[Information supplied]
□ □ □ □ □ □ □
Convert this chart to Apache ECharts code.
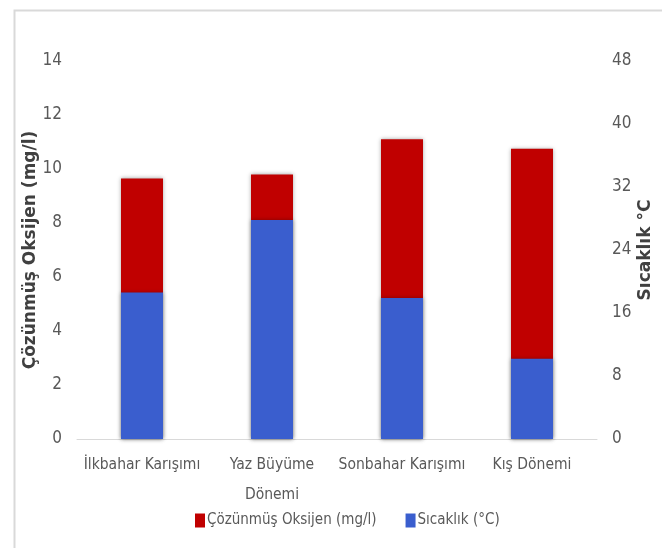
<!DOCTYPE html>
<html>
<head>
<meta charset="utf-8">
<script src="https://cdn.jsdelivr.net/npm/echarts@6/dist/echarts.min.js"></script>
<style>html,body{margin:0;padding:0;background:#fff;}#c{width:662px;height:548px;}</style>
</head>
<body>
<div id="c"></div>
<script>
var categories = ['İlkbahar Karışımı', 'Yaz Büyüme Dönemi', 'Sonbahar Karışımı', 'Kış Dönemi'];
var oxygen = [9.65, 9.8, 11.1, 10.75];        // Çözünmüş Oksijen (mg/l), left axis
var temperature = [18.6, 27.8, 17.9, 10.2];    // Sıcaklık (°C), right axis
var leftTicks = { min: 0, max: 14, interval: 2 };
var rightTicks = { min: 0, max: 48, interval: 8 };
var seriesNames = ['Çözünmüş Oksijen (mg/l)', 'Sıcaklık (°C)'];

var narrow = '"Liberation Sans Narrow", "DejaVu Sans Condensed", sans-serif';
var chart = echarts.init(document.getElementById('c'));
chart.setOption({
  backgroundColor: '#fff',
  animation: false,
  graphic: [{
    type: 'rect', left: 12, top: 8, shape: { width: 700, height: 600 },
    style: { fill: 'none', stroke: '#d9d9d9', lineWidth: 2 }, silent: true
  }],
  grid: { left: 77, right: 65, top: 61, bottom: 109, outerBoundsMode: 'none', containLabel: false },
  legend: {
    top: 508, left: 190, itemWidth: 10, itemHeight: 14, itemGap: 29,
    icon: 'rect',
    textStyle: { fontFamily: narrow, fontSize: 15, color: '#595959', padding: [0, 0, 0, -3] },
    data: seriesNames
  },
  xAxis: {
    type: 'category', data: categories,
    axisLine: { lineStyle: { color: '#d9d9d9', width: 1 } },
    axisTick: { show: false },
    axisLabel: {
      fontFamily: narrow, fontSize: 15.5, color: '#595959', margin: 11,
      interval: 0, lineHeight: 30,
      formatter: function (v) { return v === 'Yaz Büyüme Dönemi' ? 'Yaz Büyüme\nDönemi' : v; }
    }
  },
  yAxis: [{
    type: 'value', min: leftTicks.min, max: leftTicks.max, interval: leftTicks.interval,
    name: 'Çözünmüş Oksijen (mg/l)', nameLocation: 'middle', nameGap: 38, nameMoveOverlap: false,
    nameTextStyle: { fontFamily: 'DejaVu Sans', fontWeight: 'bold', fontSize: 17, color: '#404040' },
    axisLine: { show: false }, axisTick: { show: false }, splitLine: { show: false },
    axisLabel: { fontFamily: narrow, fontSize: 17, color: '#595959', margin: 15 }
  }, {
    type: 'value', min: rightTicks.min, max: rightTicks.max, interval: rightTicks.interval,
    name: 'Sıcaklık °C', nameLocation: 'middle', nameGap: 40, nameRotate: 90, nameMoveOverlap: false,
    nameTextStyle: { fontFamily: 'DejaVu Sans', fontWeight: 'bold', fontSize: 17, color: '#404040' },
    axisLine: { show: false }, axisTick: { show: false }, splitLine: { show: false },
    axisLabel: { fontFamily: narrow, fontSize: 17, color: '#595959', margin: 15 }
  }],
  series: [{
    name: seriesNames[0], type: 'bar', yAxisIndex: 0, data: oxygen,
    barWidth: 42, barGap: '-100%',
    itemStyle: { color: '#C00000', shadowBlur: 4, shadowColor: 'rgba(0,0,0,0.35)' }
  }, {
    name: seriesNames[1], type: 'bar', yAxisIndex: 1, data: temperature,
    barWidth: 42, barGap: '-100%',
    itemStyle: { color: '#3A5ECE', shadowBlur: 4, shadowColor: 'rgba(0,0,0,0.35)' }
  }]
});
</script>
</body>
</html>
□ □ □ □ □ □ □
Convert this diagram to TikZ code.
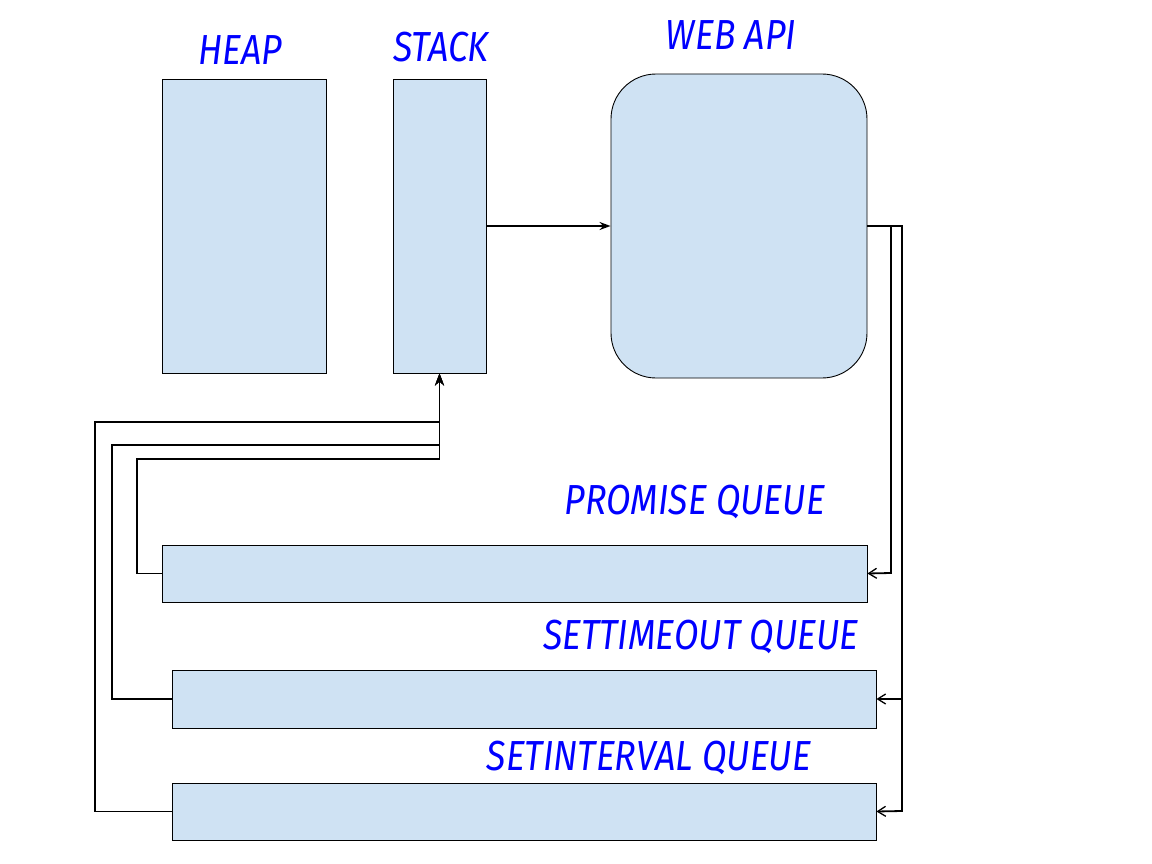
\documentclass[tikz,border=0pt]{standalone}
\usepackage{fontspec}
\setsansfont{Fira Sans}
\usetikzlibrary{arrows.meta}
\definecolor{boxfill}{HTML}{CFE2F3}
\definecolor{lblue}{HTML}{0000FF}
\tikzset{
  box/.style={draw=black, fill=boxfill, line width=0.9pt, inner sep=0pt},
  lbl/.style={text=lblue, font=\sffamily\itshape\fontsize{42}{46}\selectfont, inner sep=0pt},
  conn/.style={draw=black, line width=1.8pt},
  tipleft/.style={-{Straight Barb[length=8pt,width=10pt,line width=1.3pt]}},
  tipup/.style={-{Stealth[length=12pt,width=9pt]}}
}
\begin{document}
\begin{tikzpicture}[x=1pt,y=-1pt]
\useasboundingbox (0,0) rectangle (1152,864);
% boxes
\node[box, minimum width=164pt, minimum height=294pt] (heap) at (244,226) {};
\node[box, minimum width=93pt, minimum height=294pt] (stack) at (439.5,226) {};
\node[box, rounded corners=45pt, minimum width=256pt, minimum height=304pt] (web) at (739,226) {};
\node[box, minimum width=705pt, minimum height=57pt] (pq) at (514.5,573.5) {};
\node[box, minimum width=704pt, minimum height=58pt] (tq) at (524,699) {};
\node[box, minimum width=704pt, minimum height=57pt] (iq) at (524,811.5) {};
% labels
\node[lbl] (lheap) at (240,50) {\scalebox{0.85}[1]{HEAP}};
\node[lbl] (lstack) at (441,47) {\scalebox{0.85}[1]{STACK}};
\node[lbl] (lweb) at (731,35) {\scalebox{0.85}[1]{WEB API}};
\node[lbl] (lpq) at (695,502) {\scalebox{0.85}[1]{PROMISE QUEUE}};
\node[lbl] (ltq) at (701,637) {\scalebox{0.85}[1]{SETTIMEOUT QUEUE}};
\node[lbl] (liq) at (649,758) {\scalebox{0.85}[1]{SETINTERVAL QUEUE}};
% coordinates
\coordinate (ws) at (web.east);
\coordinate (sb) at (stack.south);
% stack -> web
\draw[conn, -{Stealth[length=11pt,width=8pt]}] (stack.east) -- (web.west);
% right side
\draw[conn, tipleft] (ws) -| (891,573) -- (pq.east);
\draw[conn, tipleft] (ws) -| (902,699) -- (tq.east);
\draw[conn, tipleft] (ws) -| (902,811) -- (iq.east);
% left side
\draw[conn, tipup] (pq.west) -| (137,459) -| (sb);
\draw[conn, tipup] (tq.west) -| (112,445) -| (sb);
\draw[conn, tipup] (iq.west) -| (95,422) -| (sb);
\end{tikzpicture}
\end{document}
□ □ □ □ □ □ □
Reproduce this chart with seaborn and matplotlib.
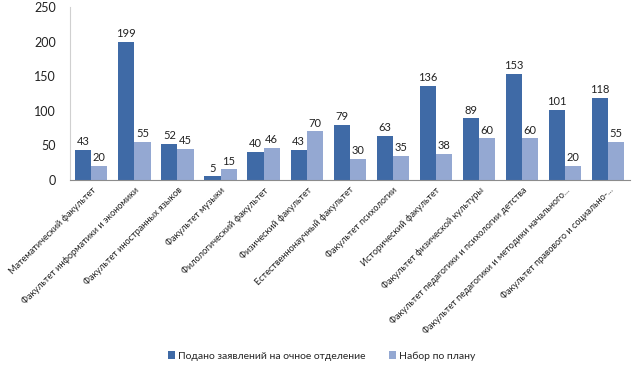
□ □ □ □ □ □ □
Using the data above, set down each line from the line with "Convert this chart to Apache ECharts code." to the line with "var seriesNames = ['Çözünmüş" exactly, both ends included, and leave the pictures behind. Nothing else belongs.

[Solution to the problem]
Convert this chart to Apache ECharts code.
<!DOCTYPE html>
<html>
<head>
<meta charset="utf-8">
<script src="https://cdn.jsdelivr.net/npm/echarts@6/dist/echarts.min.js"></script>
<style>html,body{margin:0;padding:0;background:#fff;}#c{width:662px;height:548px;}</style>
</head>
<body>
<div id="c"></div>
<script>
var categories = ['İlkbahar Karışımı', 'Yaz Büyüme Dönemi', 'Sonbahar Karışımı', 'Kış Dönemi'];
var oxygen = [9.65, 9.8, 11.1, 10.75];        // Çözünmüş Oksijen (mg/l), left axis
var temperature = [18.6, 27.8, 17.9, 10.2];    // Sıcaklık (°C), right axis
var leftTicks = { min: 0, max: 14, interval: 2 };
var rightTicks = { min: 0, max: 48, interval: 8 };
var seriesNames = ['Çözünmüş Oksijen (mg/l)', 'Sıcaklık (°C)'];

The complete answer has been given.